▶ **TO DO**
Begin with the first line below and retype each line exactly through the line containing "(adres) at (446,361)". Any pictures are to be left out.
====== SUPPLIED MATERIAL
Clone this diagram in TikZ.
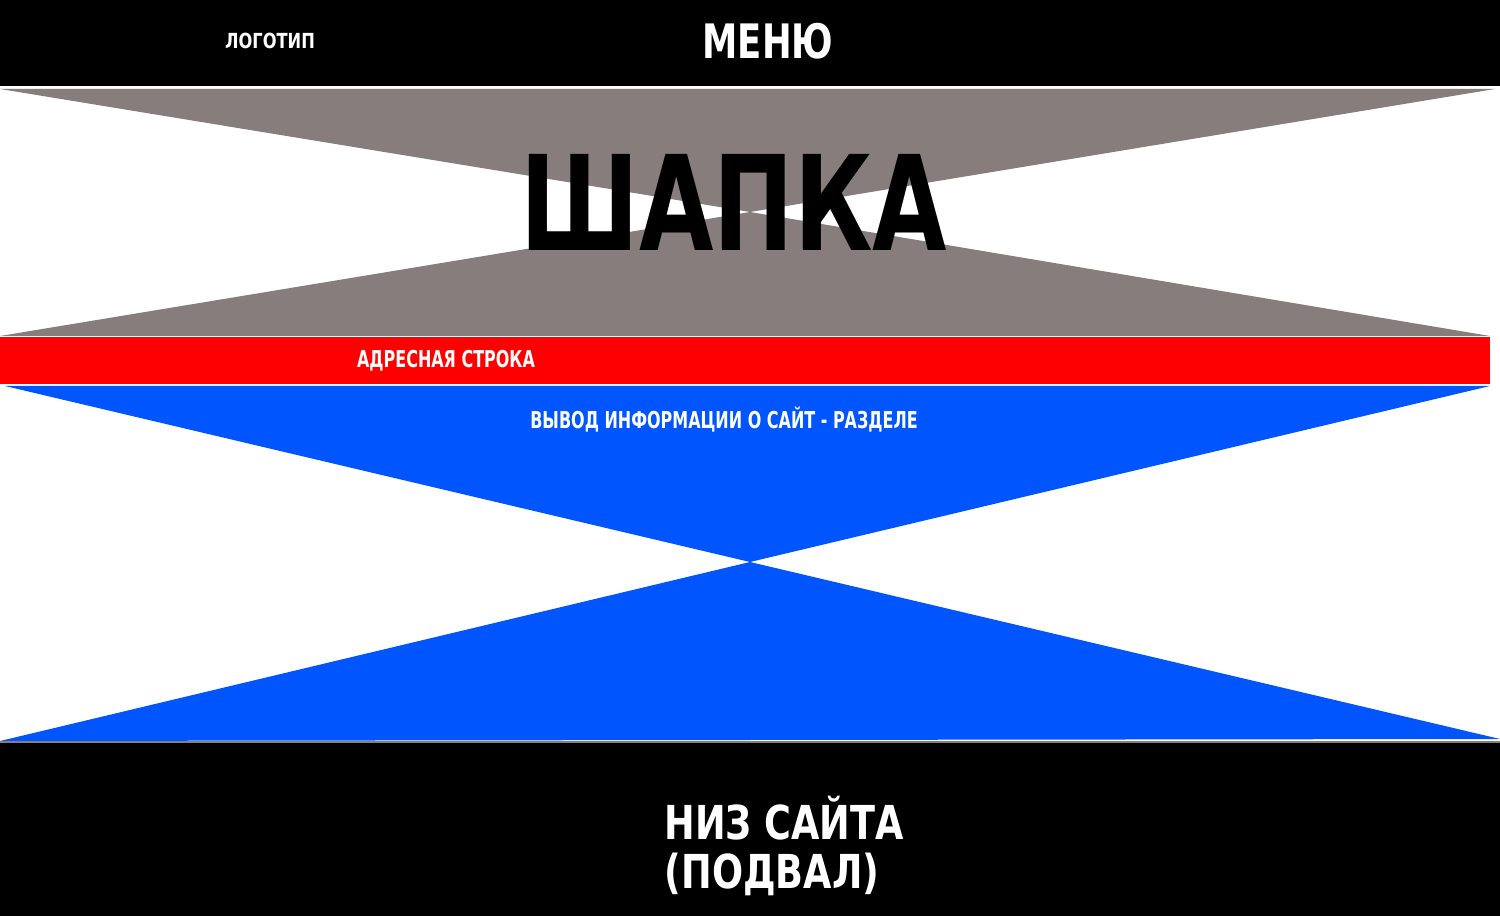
\documentclass[tikz,border=0pt]{standalone}
\usepackage{fontspec}
\setmainfont{DejaVu Sans Condensed}
\newfontfamily\shapkafont{DejaVu Sans Condensed}[FakeStretch=0.81]
\newfontfamily\menufont{DejaVu Sans Condensed}[FakeStretch=0.83]
\newfontfamily\logofont{DejaVu Sans Condensed}[FakeStretch=0.87]
\newfontfamily\strokafont{DejaVu Sans Condensed}[FakeStretch=0.765]

\definecolor{shapkagray}{RGB}{136,125,125}
\definecolor{vyvodblue}{RGB}{0,85,255}

\begin{document}
\begin{tikzpicture}[x=0.01cm,y=-0.01cm,
                    bar/.style={fill=black},
                    txt/.style={text=white,inner sep=0pt}]
                        \useasboundingbox (0,0) rectangle (1500,916);
                        \fill [white] (0,0) rectangle (1500,916);

                        % верх
                        \fill [bar] (0,0) rectangle (1500,86);
                        \node [txt,font=\logofont\bfseries\fontsize{5.9}{7}\selectfont] (logo) at (270,41) {ЛОГОТИП};
                        \node [txt,font=\menufont\bfseries\fontsize{13.5}{16}\selectfont] (menu) at (768,41) {МЕНЮ};

                        % шапка
                        \fill [shapkagray] (0,89)--(1495,89)--(750,212)--cycle;
                        \fill [shapkagray] (0,336)--(1490,336)--(750,212)--cycle;
                        \node [txt,text=black,font=\shapkafont\bfseries\fontsize{37.5}{44}\selectfont] (shapka) at (734,202) {ШАПКА};

                        % адресная строка
                        \fill [red] (0,337) rectangle (1490,384);
                        \node [txt,font=\strokafont\bfseries\fontsize{6.6}{8}\selectfont] (adres) at (446,361) {АДРЕСНАЯ СТРОКА};

                        % контент
                        \fill [vyvodblue] (5,386)--(1490,386)--(750,562)--cycle;
                        \fill [vyvodblue] (0,741)--(1500,739)--(750,562)--cycle;
                        \node [txt,font=\strokafont\bfseries\fontsize{6.6}{8}\selectfont] (vyvod) at (724,420) {ВЫВОД ИНФОРМАЦИИ О САЙТ - РАЗДЕЛЕ};

                        % подвал
                        \draw [shapkagray,line width=0.3pt] (0,742)--(1500,742);
                        \fill [bar] (0,743) rectangle (1500,916);
                        \node [txt,anchor=west,align=left,font=\logofont\bfseries\fontsize{13.3}{13.7}\selectfont] (podval) at (664,846) {НИЗ САЙТА\\(ПОДВАЛ)};
                    \end{tikzpicture}
\end{document}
============
▶ **EXPECTED ANSWER**
Clone this diagram in TikZ.
\documentclass[tikz,border=0pt]{standalone}
\usepackage{fontspec}
\setmainfont{DejaVu Sans Condensed}
\newfontfamily\shapkafont{DejaVu Sans Condensed}[FakeStretch=0.81]
\newfontfamily\menufont{DejaVu Sans Condensed}[FakeStretch=0.83]
\newfontfamily\logofont{DejaVu Sans Condensed}[FakeStretch=0.87]
\newfontfamily\strokafont{DejaVu Sans Condensed}[FakeStretch=0.765]

\definecolor{shapkagray}{RGB}{136,125,125}
\definecolor{vyvodblue}{RGB}{0,85,255}

\begin{document}
\begin{tikzpicture}[x=0.01cm,y=-0.01cm,
                    bar/.style={fill=black},
                    txt/.style={text=white,inner sep=0pt}]
                        \useasboundingbox (0,0) rectangle (1500,916);
                        \fill [white] (0,0) rectangle (1500,916);

                        % верх
                        \fill [bar] (0,0) rectangle (1500,86);
                        \node [txt,font=\logofont\bfseries\fontsize{5.9}{7}\selectfont] (logo) at (270,41) {ЛОГОТИП};
                        \node [txt,font=\menufont\bfseries\fontsize{13.5}{16}\selectfont] (menu) at (768,41) {МЕНЮ};

                        % шапка
                        \fill [shapkagray] (0,89)--(1495,89)--(750,212)--cycle;
                        \fill [shapkagray] (0,336)--(1490,336)--(750,212)--cycle;
                        \node [txt,text=black,font=\shapkafont\bfseries\fontsize{37.5}{44}\selectfont] (shapka) at (734,202) {ШАПКА};

                        % адресная строка
                        \fill [red] (0,337) rectangle (1490,384);
                        \node [txt,font=\strokafont\bfseries\fontsize{6.6}{8}\selectfont] (adres) at (446,361) {АДРЕСНАЯ СТРОКА};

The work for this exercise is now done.